--- Rows from a dataset of charts and code ---
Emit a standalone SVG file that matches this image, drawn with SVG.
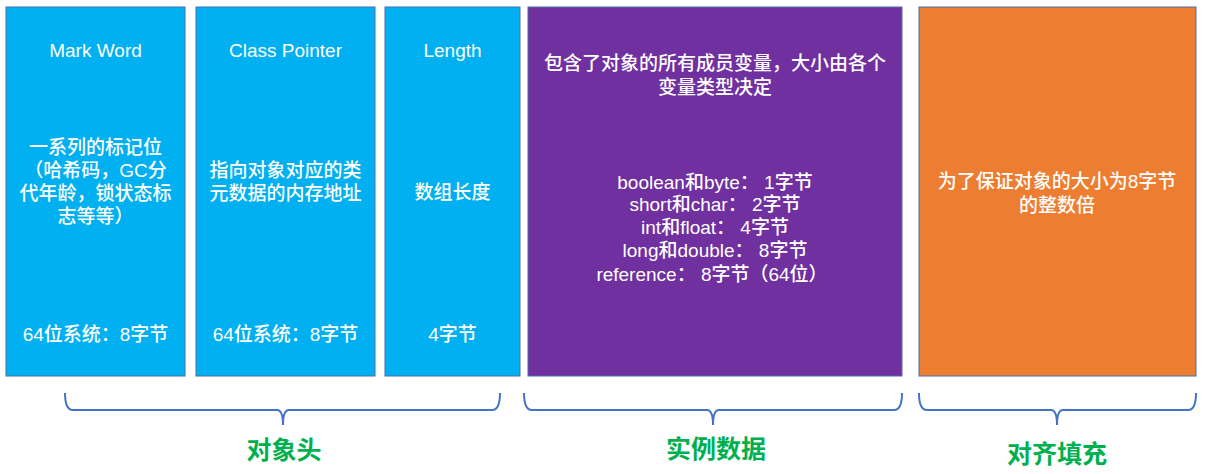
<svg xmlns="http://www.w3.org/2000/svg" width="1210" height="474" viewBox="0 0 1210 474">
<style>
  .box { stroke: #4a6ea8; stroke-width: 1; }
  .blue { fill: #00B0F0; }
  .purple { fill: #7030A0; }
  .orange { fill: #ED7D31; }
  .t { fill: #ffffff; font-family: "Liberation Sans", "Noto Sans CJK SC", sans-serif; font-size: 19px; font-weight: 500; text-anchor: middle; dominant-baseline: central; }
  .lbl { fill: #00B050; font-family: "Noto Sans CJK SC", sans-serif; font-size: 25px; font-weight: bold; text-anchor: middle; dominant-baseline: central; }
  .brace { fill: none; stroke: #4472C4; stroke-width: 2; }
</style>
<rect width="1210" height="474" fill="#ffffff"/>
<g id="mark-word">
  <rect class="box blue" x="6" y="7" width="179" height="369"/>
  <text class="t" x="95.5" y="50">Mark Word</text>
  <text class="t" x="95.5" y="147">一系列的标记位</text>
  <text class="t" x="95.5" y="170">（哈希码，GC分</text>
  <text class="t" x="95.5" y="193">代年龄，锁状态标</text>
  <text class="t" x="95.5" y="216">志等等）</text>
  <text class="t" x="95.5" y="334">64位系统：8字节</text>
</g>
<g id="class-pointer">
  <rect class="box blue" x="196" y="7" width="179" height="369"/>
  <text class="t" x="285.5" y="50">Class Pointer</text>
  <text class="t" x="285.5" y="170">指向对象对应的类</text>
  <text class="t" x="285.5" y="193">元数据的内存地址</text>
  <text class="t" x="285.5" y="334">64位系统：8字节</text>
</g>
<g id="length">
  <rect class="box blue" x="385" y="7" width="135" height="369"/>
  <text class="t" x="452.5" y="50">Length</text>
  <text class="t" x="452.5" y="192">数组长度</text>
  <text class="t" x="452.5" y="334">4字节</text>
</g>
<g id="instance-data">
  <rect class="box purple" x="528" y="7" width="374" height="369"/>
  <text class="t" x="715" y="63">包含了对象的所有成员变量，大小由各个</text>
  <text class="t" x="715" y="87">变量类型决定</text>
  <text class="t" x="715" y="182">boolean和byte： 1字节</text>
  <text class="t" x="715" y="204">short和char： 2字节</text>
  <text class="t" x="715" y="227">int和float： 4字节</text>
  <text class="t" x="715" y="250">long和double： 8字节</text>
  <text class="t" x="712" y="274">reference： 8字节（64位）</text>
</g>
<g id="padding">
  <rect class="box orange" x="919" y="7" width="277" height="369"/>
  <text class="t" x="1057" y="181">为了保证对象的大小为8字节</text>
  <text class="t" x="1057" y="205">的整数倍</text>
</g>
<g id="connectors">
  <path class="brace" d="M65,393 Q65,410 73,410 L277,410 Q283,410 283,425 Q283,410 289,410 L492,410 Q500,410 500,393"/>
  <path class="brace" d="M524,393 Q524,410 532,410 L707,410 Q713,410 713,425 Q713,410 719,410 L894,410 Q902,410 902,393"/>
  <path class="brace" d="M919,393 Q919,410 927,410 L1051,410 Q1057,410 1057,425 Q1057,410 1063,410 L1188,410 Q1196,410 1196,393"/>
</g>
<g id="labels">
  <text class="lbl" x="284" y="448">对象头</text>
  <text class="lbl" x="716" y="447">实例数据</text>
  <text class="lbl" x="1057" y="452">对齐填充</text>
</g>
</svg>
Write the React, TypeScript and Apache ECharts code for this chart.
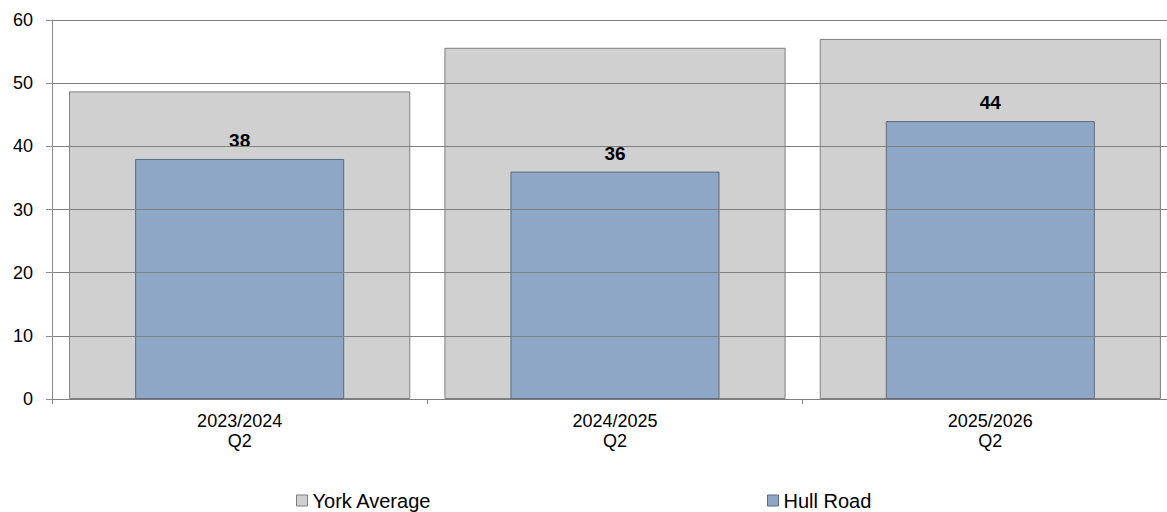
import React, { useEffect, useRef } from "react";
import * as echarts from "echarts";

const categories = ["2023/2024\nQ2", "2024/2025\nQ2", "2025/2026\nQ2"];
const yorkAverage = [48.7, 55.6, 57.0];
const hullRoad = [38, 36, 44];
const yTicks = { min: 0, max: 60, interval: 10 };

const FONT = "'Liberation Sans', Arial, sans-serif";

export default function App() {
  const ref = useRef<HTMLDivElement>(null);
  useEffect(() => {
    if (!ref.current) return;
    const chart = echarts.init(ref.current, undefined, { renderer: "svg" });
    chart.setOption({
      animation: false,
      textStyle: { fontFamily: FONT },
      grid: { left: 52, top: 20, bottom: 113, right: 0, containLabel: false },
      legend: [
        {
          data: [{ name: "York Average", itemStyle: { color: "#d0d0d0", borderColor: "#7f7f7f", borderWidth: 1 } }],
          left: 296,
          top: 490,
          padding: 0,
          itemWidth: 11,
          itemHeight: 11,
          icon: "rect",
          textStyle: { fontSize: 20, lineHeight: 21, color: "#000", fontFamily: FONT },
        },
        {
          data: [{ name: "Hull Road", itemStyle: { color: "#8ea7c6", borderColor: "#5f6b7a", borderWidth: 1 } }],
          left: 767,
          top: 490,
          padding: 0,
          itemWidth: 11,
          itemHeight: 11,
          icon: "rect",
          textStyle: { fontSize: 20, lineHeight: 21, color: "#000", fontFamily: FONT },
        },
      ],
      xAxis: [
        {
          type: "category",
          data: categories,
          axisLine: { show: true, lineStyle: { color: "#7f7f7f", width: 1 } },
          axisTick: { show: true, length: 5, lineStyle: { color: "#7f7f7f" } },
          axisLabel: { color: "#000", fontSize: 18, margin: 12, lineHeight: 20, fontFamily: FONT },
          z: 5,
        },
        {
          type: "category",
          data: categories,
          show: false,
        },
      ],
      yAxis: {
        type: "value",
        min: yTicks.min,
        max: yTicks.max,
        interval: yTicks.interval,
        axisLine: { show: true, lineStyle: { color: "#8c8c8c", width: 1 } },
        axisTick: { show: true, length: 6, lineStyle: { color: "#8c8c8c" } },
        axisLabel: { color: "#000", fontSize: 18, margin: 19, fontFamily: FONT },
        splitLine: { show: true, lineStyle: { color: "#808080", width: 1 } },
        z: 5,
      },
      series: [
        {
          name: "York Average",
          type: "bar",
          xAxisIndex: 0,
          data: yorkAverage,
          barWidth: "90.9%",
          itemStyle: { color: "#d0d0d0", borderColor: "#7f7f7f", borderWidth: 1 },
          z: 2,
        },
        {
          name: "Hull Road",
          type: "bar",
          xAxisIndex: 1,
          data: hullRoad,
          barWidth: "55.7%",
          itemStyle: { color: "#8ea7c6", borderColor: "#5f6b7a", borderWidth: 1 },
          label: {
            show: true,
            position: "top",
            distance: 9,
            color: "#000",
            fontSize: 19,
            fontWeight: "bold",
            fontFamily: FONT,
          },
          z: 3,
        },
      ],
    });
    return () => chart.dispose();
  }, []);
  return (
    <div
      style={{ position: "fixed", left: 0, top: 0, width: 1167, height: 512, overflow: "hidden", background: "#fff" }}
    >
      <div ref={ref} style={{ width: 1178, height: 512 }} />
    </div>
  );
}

--- Task prompt ---
Repeat exactly, and only, the lines from the one containing "Write the React, TypeScript" through the one containing "import * as", both included, without the pictures.

--- Response to this exercise ---
Write the React, TypeScript and Apache ECharts code for this chart.
import React, { useEffect, useRef } from "react";
import * as echarts from "echarts";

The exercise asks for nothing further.